Kajian Budaya - Penanda Tutur dalam Komunikasi Keseharian

Sepuluh macam ungkapan atau penanda tutur dalam komunikasi keseharian disertai arti dan latar belakang ungkapan tersebut.
1.       Angkat tangan, artinya sudah tidak sanggup bahkan menyerah dengan keadaan.
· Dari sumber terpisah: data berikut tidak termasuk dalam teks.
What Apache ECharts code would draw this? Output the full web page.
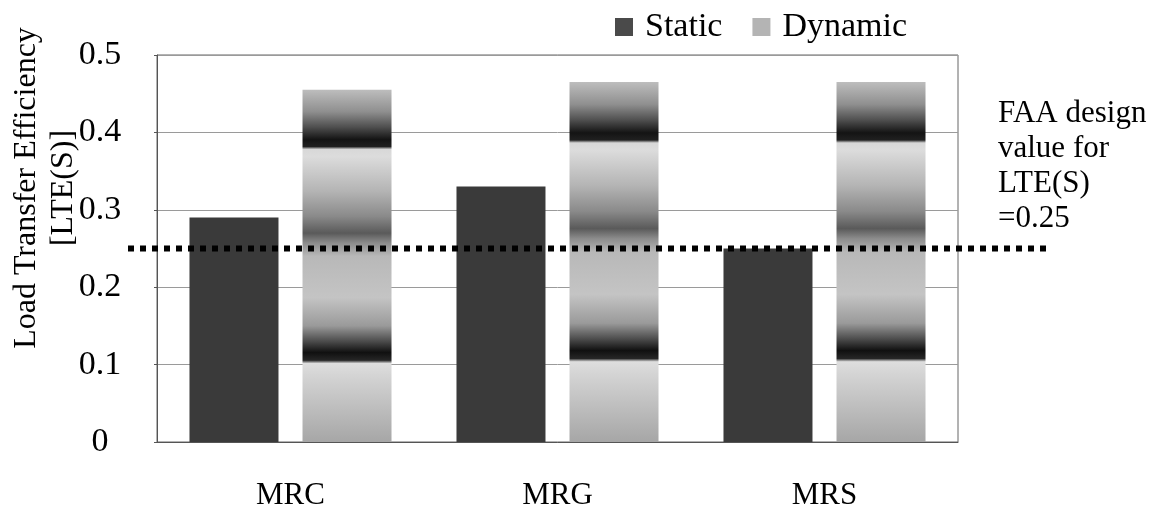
<!DOCTYPE html>
<html>
<head>
<meta charset="utf-8">
<script src="https://cdn.jsdelivr.net/npm/echarts@6/dist/echarts.min.js"></script>
<style>
  html, body { margin: 0; padding: 0; background: #fff; }
  #chart { width: 1167px; height: 517px; }
</style>
</head>
<body>
<div id="chart"></div>
<script>
// Joint load transfer efficiency by section
const categories = ['MRC', 'MRG', 'MRS'];
const staticLTE = [0.29, 0.33, 0.25];
const dynamicLTE = [0.455, 0.465, 0.465];
const yTicks = [0, 0.1, 0.2, 0.3, 0.4, 0.5];
const faaDesignLTE = 0.25;

const SERIF = "'Liberation Serif', 'Times New Roman', serif";

// Banded grey fill for the dynamic bars (dark bands near the top and bottom)
const dynamicFill = new echarts.graphic.LinearGradient(0, 0, 0, 1, [
  { offset: 0.000, color: '#bdbdbd' },
  { offset: 0.062, color: '#8f8f8f' },
  { offset: 0.105, color: '#505050' },
  { offset: 0.141, color: '#141414' },
  { offset: 0.161, color: '#202020' },
  { offset: 0.169, color: '#d8d8d8' },
  { offset: 0.189, color: '#dcdcdc' },
  { offset: 0.288, color: '#b4b4b4' },
  { offset: 0.359, color: '#8a8a8a' },
  { offset: 0.407, color: '#5a5a5a' },
  { offset: 0.435, color: '#8c8c8c' },
  { offset: 0.472, color: '#b8b8b8' },
  { offset: 0.590, color: '#c4c4c4' },
  { offset: 0.670, color: '#9a9a9a' },
  { offset: 0.715, color: '#4a4a4a' },
  { offset: 0.746, color: '#101010' },
  { offset: 0.768, color: '#262626' },
  { offset: 0.777, color: '#dedede' },
  { offset: 0.811, color: '#d4d4d4' },
  { offset: 0.910, color: '#bcbcbc' },
  { offset: 1.000, color: '#a6a6a6' }
]);

const chart = echarts.init(document.getElementById('chart'), null, { renderer: 'canvas' });

chart.setOption({
  backgroundColor: '#ffffff',
  animation: false,
  legend: {
    left: 615,
    top: 10,
    padding: 0,
    itemWidth: 18,
    itemHeight: 18,
    itemGap: 30,
    icon: 'rect',
    textStyle: { fontFamily: SERIF, fontSize: 34, color: '#000', padding: [0, 0, 0, 7] },
    data: [
      { name: 'Static', itemStyle: { color: '#4a4a4a' } },
      { name: 'Dynamic', itemStyle: { color: '#b4b4b4' } }
    ]
  },
  grid: [
    { left: 157, right: 209, top: 55, bottom: 75, show: true, borderColor: '#666', borderWidth: 1 },
    // wider band for the design-value reference line
    { left: 128, right: 115, top: 55, bottom: 75 }
  ],
  xAxis: [
    {
      type: 'category',
      gridIndex: 0,
      data: categories,
      axisLine: { show: true, lineStyle: { color: '#555', width: 1 } },
      axisTick: { show: false },
      axisLabel: { fontFamily: SERIF, fontSize: 31, color: '#000', margin: 38 }
    },
    { type: 'value', gridIndex: 1, min: 0, max: 1, show: false }
  ],
  yAxis: [
    {
      type: 'value',
      gridIndex: 0,
      min: yTicks[0],
      max: yTicks[yTicks.length - 1],
      interval: 0.1,
      axisLine: { show: true, lineStyle: { color: '#555', width: 1 } },
      axisTick: { show: true, length: 3, lineStyle: { color: '#555' } },
      splitLine: { show: true, lineStyle: { color: '#9a9a9a', width: 1 } },
      axisLabel: {
        fontFamily: SERIF, fontSize: 34, color: '#000',
        align: 'center', margin: 57,
        formatter: v => (v === 0 ? '0' : v.toFixed(1))
      }
    },
    { type: 'value', gridIndex: 1, min: 0, max: 0.5, show: false }
  ],
  series: [
    {
      name: 'Static',
      type: 'bar',
      xAxisIndex: 0, yAxisIndex: 0,
      data: staticLTE,
      barWidth: 89,
      barGap: '27%',
      itemStyle: { color: '#3a3a3a' },
      z: 2
    },
    {
      name: 'Dynamic',
      type: 'bar',
      xAxisIndex: 0, yAxisIndex: 0,
      data: dynamicLTE,
      barWidth: 89,
      barGap: '27%',
      itemStyle: { color: dynamicFill },
      z: 2
    },
    {
      name: 'FAA design value',
      type: 'line',
      xAxisIndex: 1, yAxisIndex: 1,
      data: [[0, faaDesignLTE], [1, faaDesignLTE]],
      symbol: 'none',
      lineStyle: { color: '#000', width: 6, type: [6, 6], cap: 'butt' },
      z: 5
    }
  ],
  graphic: [
    {
      type: 'text',
      x: 45,
      y: 188,
      rotation: Math.PI / 2,
      style: {
        text: 'Load Transfer Efficiency\n[LTE(S)]',
        font: '32px ' + SERIF,
        fill: '#000',
        textAlign: 'center',
        textVerticalAlign: 'middle',
        lineHeight: 37
      }
    },
    {
      type: 'text',
      left: 998,
      top: 96,
      style: {
        text: 'FAA design\nvalue for\nLTE(S)\n=0.25',
        font: '31px ' + SERIF,
        fill: '#000',
        lineHeight: 35
      }
    }
  ]
});
</script>
</body>
</html>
Latar belakang idiom ini, tangan digunakan untuk bekerja dan melakukan sesuatu namun diimplikasikan dengan kata angkat artinya tidak melakukan apapun lagi misalnya tidak sanggup mengerjakan tugas jadi angkat tangan.
2.       Adus kringet, artinya bermandi keringat karena mandi adalah kegiatan mengguyur air ke badan jadi keringat ibaratnya seperti air yang membasahi tubuh karena telah melakukan kegiatan yang menguras tenaga.
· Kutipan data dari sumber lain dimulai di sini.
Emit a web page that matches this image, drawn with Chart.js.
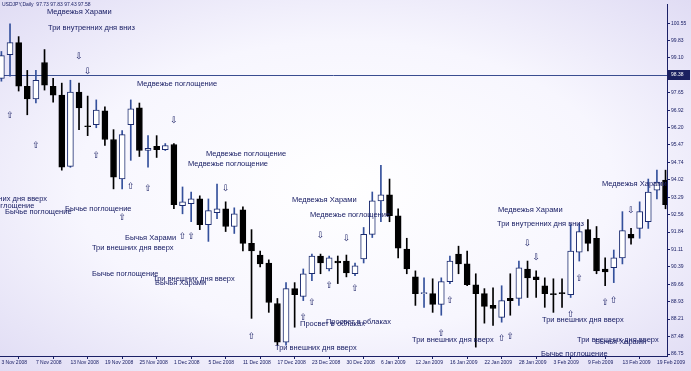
<!DOCTYPE html>
<html>
<head>
<meta charset="utf-8">
<script src="https://cdn.jsdelivr.net/npm/chart.js@4/dist/chart.umd.min.js"></script>
<style>
  html, body { margin: 0; padding: 0; }
  body {
    width: 691px; height: 371px; overflow: hidden;
    background: radial-gradient(ellipse at 50% 50%, #ffffff 0%, #f7f6fe 55%, #e0dcf4 100%);
  }
  canvas { display: block; }
</style>
</head>
<body>
<canvas id="chart" width="691" height="371"></canvas>
<script>
//======================================================================
// USDJPY daily candles with candlestick pattern notes.
//======================================================================

// Date labels on the time axis (bar number, label).
var tickBars  = [0, 4, 8, 12, 16, 20, 24, 28, 32, 36, 40, 44, 48, 52, 56, 60, 64, 68, 72, 76];
var tickDates = ['3 Nov 2008', '7 Nov 2008', '13 Nov 2008', '19 Nov 2008', '25 Nov 2008',
                 '1 Dec 2008', '5 Dec 2008', '11 Dec 2008', '17 Dec 2008', '23 Dec 2008',
                 '30 Dec 2008', '6 Jan 2009', '12 Jan 2009', '16 Jan 2009', '22 Jan 2009',
                 '28 Jan 2009', '3 Feb 2009', '9 Feb 2009', '13 Feb 2009', '19 Feb 2009'];

// Price axis labels.
var priceTicks = [100.55, 99.83, 99.10, 98.38, 97.65, 96.92, 96.20, 95.47, 94.74, 94.02,
                  93.29, 92.56, 91.84, 91.11, 90.39, 89.66, 88.93, 88.21, 87.48, 86.75];

var bidPrice = 98.38;

// OHLC, one value per bar.
var opens = [98.25, 99.24, 99.74, 97.92, 97.39, 98.91, 97.92, 97.55, 94.58, 97.68,
             96.27, 96.32, 96.89, 95.70, 94.05, 96.32, 97.02, 95.24, 95.41, 95.28,
             95.49, 92.94, 93.02, 93.22, 92.15, 92.65, 92.81, 92.07, 92.77, 91.37,
             90.88, 90.55, 88.86, 87.25, 89.48, 89.15, 90.10, 90.84, 90.30, 90.63,
             90.63, 90.10, 90.72, 91.74, 93.14, 93.39, 92.52, 91.13, 89.97, 89.27,
             89.27, 88.82, 89.77, 90.92, 90.51, 89.64, 89.27, 88.78, 88.28, 89.07,
             89.07, 90.30, 89.97, 89.60, 89.27, 89.31, 89.23, 91.00, 91.94, 91.58,
             90.30, 90.35, 90.76, 91.74, 91.99, 92.27, 93.59, 94.01];
var highs = [99.37, 100.52, 99.99, 98.58, 98.58, 99.45, 98.25, 98.05, 98.17, 98.05,
             97.51, 97.35, 97.06, 96.11, 96.07, 97.35, 97.22, 95.86, 95.86, 95.53,
             95.53, 93.72, 93.51, 93.35, 93.22, 93.84, 93.10, 92.85, 92.89, 91.94,
             91.05, 90.68, 89.07, 89.73, 89.73, 90.30, 90.92, 90.92, 90.84, 90.84,
             90.88, 90.55, 92.03, 93.51, 94.62, 94.05, 92.81, 91.58, 90.22, 89.93,
             89.89, 89.93, 90.84, 91.25, 91.05, 90.10, 89.48, 89.51, 89.60, 90.10,
             90.63, 90.63, 90.22, 89.93, 89.89, 89.89, 92.15, 92.19, 92.36, 92.07,
             90.76, 91.09, 92.69, 91.99, 93.10, 94.05, 94.42, 94.42];
var lows  = [98.13, 98.34, 97.72, 96.73, 97.22, 97.76, 97.26, 94.42, 94.54, 96.11,
             95.86, 96.19, 95.45, 93.64, 93.64, 94.83, 94.99, 94.54, 94.95, 95.24,
             92.81, 92.60, 92.27, 91.94, 91.45, 92.40, 91.86, 91.78, 91.05, 88.24,
             90.39, 88.49, 87.12, 87.12, 87.87, 88.98, 89.81, 90.10, 90.22, 89.69,
             89.97, 90.02, 90.55, 91.61, 92.27, 92.27, 90.76, 90.10, 88.78, 88.70,
             88.49, 88.37, 89.69, 90.10, 89.60, 87.04, 88.04, 87.95, 88.08, 88.37,
             88.78, 89.11, 89.11, 88.70, 88.49, 88.70, 89.11, 90.63, 91.05, 90.10,
             89.60, 89.73, 90.51, 91.33, 91.58, 91.99, 93.22, 92.81];
var closes = [99.20, 99.74, 97.92, 97.39, 98.17, 97.96, 97.55, 94.54, 97.68, 97.02,
              96.23, 96.93, 95.70, 94.13, 95.90, 96.98, 95.24, 95.33, 95.28, 95.45,
              92.98, 93.10, 93.22, 92.15, 92.73, 92.81, 92.07, 92.60, 91.37, 91.05,
              90.51, 88.90, 87.25, 89.48, 89.23, 90.10, 90.84, 90.55, 90.76, 90.55,
              90.14, 90.43, 91.74, 93.14, 93.39, 92.52, 91.17, 90.30, 89.27, 89.31,
              88.82, 89.77, 90.63, 90.51, 89.64, 89.27, 88.74, 88.65, 88.98, 88.98,
              90.35, 89.93, 89.85, 89.27, 89.23, 89.27, 91.05, 91.86, 91.37, 90.22,
              90.18, 90.76, 91.90, 91.58, 92.69, 93.51, 93.92, 92.98];

// Pattern arrows: bar, price, up (1) or down (0).
var arrowBars   = [1, 9, 10, 4, 11, 20, 15, 17, 14, 26, 21, 22, 37, 40, 38, 41, 36, 35, 29,
                   61, 62, 52, 51, 58, 59, 66, 67, 70, 71, 73];
var arrowPrices = [96.69, 99.16, 98.54, 95.45, 95.04, 96.48, 93.72, 93.64, 92.44, 93.64, 91.66, 91.66,
                   91.70, 91.58, 89.60, 89.48, 88.90, 88.28, 87.49,
                   91.37, 90.79, 88.98, 87.61, 87.41, 87.49, 88.40, 89.89, 88.90, 88.98, 92.73];
var arrowUp     = [1, 0, 0, 1, 1, 0, 1, 1, 1, 0, 1, 1, 0, 0, 1, 1, 1, 1, 1,
                   0, 0, 1, 1, 1, 1, 1, 1, 1, 1, 0];

// Pattern notes: text, bar where the text starts, price.
var noteTexts = ['Медвежья Харами', 'Три внутренних дня вниз', 'Медвежье поглощение',
                 'Медвежье поглощение', 'Медвежье поглощение', 'Три внутренних дня вверх',
                 'Бычье поглощение', 'Бычье поглощение', 'Бычье поглощение', 'Бычья Харами',
                 'Три внешних дня вверх', 'Бычье поглощение', 'Три внешних дня вверх', 'Бычья Харами',
                 'Просвет в облаках', 'Просвет в облаках', 'Три внешних дня вверх', 'Медвежья Харами',
                 'Медвежье поглощение', 'Медвежья Харами', 'Три внутренних дня вниз', 'Медвежья Харами',
                 'Три внешних дня вверх', 'Три внешних дня вверх', 'Три внешних дня вверх',
                 'Бычья Харами', 'Бычье поглощение'];
var noteBars   = [5.29, 5.40, 15.72, 23.72, 21.63, -5.27, -3.90, 0.42, 7.37, 14.33,
                  10.50, 10.50, 17.58, 17.81, 34.62, 37.63, 31.72, 33.69,
                  35.78, 57.58, 57.46, 69.63, 47.61, 62.68, 66.74, 68.82, 62.56];
var notePrices = [101.02, 100.36, 98.01, 95.08, 94.67, 93.22, 92.94, 92.69, 92.81, 91.61,
                  91.17, 90.10, 89.89, 89.72, 87.99, 88.11, 87.00, 93.18,
                  92.56, 92.77, 92.19, 93.84, 87.33, 88.19, 87.33, 87.25, 86.75];

var header = 'USDJPY,Daily  97.73 97.83 97.43 97.58';

// Colours.
var ink = '#1b2066';
var bullFill = '#ffffff', bullLine = '#1c2c70', bullWick = '#34509c';
var bearFill = '#000000', bearWick = '#000000';

/**
 * Draws the bid line, arrows, notes and the chart header.
 */
var notesPlugin = {
  id: 'notes',
  beforeDatasetsDraw: function(chart) {
    var ctx = chart.ctx, a = chart.chartArea;
    var yb = Math.round(chart.scales.y.getPixelForValue(bidPrice)) + 0.5;
    ctx.save();
    ctx.strokeStyle = '#3a4d90';
    ctx.lineWidth = 1;
    ctx.beginPath();
    ctx.moveTo(a.left, yb);
    ctx.lineTo(a.right, yb);
    ctx.stroke();
    ctx.restore();
  },
  afterDatasetsDraw: function(chart) {
    var ctx = chart.ctx, a = chart.chartArea;
    var x = chart.scales.x, y = chart.scales.y;
    ctx.save();
    ctx.beginPath();
    ctx.rect(a.left, a.top, a.right - a.left, a.bottom - a.top);
    ctx.clip();
    ctx.fillStyle = ink;

    // Arrows.
    ctx.font = '9px "DejaVu Sans"';
    ctx.textAlign = 'center';
    ctx.textBaseline = 'middle';
    for (var i = 0; i < arrowBars.length; i++) {
      ctx.fillText(arrowUp[i] ? '\u21E7' : '\u21E9',
        x.getPixelForValue(arrowBars[i]), y.getPixelForValue(arrowPrices[i]));
    }

    // Notes.
    ctx.font = '7.5px "Liberation Sans", Arial, sans-serif';
    ctx.textAlign = 'left';
    for (var j = 0; j < noteTexts.length; j++) {
      ctx.fillText(noteTexts[j], x.getPixelForValue(noteBars[j]), y.getPixelForValue(notePrices[j]));
    }
    ctx.restore();
  },
  afterDraw: function(chart) {
    var ctx = chart.ctx, a = chart.chartArea;
    var yb = Math.round(chart.scales.y.getPixelForValue(bidPrice));
    ctx.save();
    // Bid price box on the price axis.
    ctx.fillStyle = '#1a2060';
    ctx.fillRect(a.right + 1, yb - 5, 22, 10);
    ctx.fillStyle = '#ffffff';
    ctx.font = '5px "Liberation Sans", Arial, sans-serif';
    ctx.textBaseline = 'middle';
    ctx.fillText(bidPrice.toFixed(2), a.right + 4, yb);
    // Header.
    ctx.fillStyle = ink;
    ctx.fillText(header, 2, 5);
    ctx.restore();
  }
};

// Build bars from the OHLC lists.
var wicks = [], bodies = [], bodyFills = [], bodyLines = [], wickColors = [];
for (var k = 0; k < opens.length; k++) {
  var up = closes[k] >= opens[k];
  wicks.push({ x: k, y: [lows[k], highs[k]] });
  bodies.push({ x: k, y: [opens[k], closes[k]] });
  bodyFills.push(up ? bullFill : bearFill);
  bodyLines.push(up ? bullLine : bearFill);
  wickColors.push(up ? bullWick : bearWick);
}

Chart.defaults.font.family = '"Liberation Sans", Arial, sans-serif';

new Chart(document.getElementById('chart'), {
  type: 'bar',
  data: {
    datasets: [{
      data: bodies,
      backgroundColor: bodyFills,
      borderColor: bodyLines,
      borderWidth: 1,
      borderSkipped: false,
      barThickness: 6,
      minBarLength: 1,
      grouped: false
    }, {
      data: wicks,
      backgroundColor: wickColors,
      borderWidth: 0,
      barThickness: 1,
      grouped: false
    }]
  },
  options: {
    responsive: false,
    devicePixelRatio: 1,
    animation: false,
    layout: { padding: 0 },
    plugins: { legend: { display: false }, tooltip: { enabled: false } },
    scales: {
      x: {
        type: 'linear',
        offset: false,
        min: -0.162,
        max: 77.17,
        afterBuildTicks: function(scale) {
          scale.ticks = tickBars.map(function(b) { return { value: b }; });
        },
        afterFit: function(scale) { scale.height = 15; },
        ticks: {
          autoSkip: false,
          maxRotation: 0,
          align: 'start',
          padding: 1,
          color: ink,
          font: { size: 5 },
          callback: function(value) { return tickDates[tickBars.indexOf(value)]; }
        },
        grid: { drawOnChartArea: false, drawTicks: true, tickLength: 3, color: ink },
        border: { display: true, color: ink, width: 1 }
      },
      y: {
        position: 'right',
        min: 86.67,
        max: 101.35,
        afterBuildTicks: function(scale) {
          scale.ticks = priceTicks.map(function(v) { return { value: v }; });
        },
        afterFit: function(scale) { scale.width = 24; },
        ticks: {
          padding: 1,
          color: ink,
          font: { size: 5 },
          callback: function(value) { return value.toFixed(2); }
        },
        grid: { drawOnChartArea: false, drawTicks: true, tickLength: 3, color: ink },
        border: { display: true, color: ink, width: 1 }
      }
    }
  },
  plugins: [notesPlugin]
});
</script>
</body>
</html>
3.       Peh, kata yang digunakan oleh orang-orang sekaresidenan Kediri untuk mengungkapkan kekaguman atau kekesalan, latar belakangnya adalah kata biyuh (wah) kemudian menjadi biyeh atau ada yang mengungkapkan dengan piyeh lalu menjadi bah dan peh dengan dialek Kediri yang biasanya melebih-lebihkan seperti puueh, peeiyeh, dan peeeeh.
4.       Penanda tutur kepalan tangan saat marah, artinya “melawan” jadi saat ada seseorang tersinggung lalu mengangkat lengan dan mengepalkan tangan adalah ingin melawan. Mengepal implikasinya rasa yang menggumpal yaitu kesal yang ditekan-tekan ingin dilampiaskan.
5.       Gabut, bahasa yang sering digunakan anak muda saat malas ke mana-mana, latar belakang kata ini adalah gaji buta = gabut, artinya tidak melakukan kewajiban padahal sudah dipenuhi haknya. Kata ini digunakan anak muda dengan akronim gabut = gak bisa ikut, artinya sedang malas melakukan sesuatu padahal sudah ada fasilitas (misal diajak jalan-jalan).
6.       Patah hati, artinya perasaan yang putus atau sudah tidak ada lagi keinginan. Hati digunakan untuk perasaan karena dianggap sama artinya dengan qolbu. Patah digunakan untuk menggambarkan perasaan atau keinginan yang tidak dapat dilanjutkan lagi karena tidak utuh atau tercerai berai.
7.       Muka tembok atau muka tripleks atau muka tebal, artinya tidak punya rasa malu jadi muka atau penampilan adalah gambaran kadar malu seseorang, apabila itu tidak diperhatikan berlebihan maka sudah berkurang rasa malunya. Tembok diimplikasikan menjadi sesuatu yang keras dan susah diubah jadi sudah tidak ada rasa malu dan tidak bisa diubah.
8.       Penanda tutur menatap mata seseorang dalam waktu lama dapat menimbulkan salah paham. Sebagian orang mengartikan apabila menatapnya terus-terusan maka orang itu menantang masalah padahal bisa saja akibat melamun dan menatap yang lain tetapi dikira menatap orang tersebut.
9.       Lungguh nang tengah utawa ngarep lawang bisa ngalangi rejeki, pendahulu orang Jawa mengajarkan bahwa duduk di tengah atau depan pintu bisa menolak rezeki. Hal ini (mitos) bisa diartikan bahwa pintu adalah jalan menuju ruang tengah, dapur, belakang, dan depan jadi kalau ada orang datang lewat depan membawa rezeki maka tidak bisa masuk.

10.   A piece of cake, ungkapan ini menyatakan sesuatu yang ringan untuk dilakukan. Cake = roti dipilih karena makan sepotong kue adalah kegiatan mudah dan menyenangkan untuk dilakukan.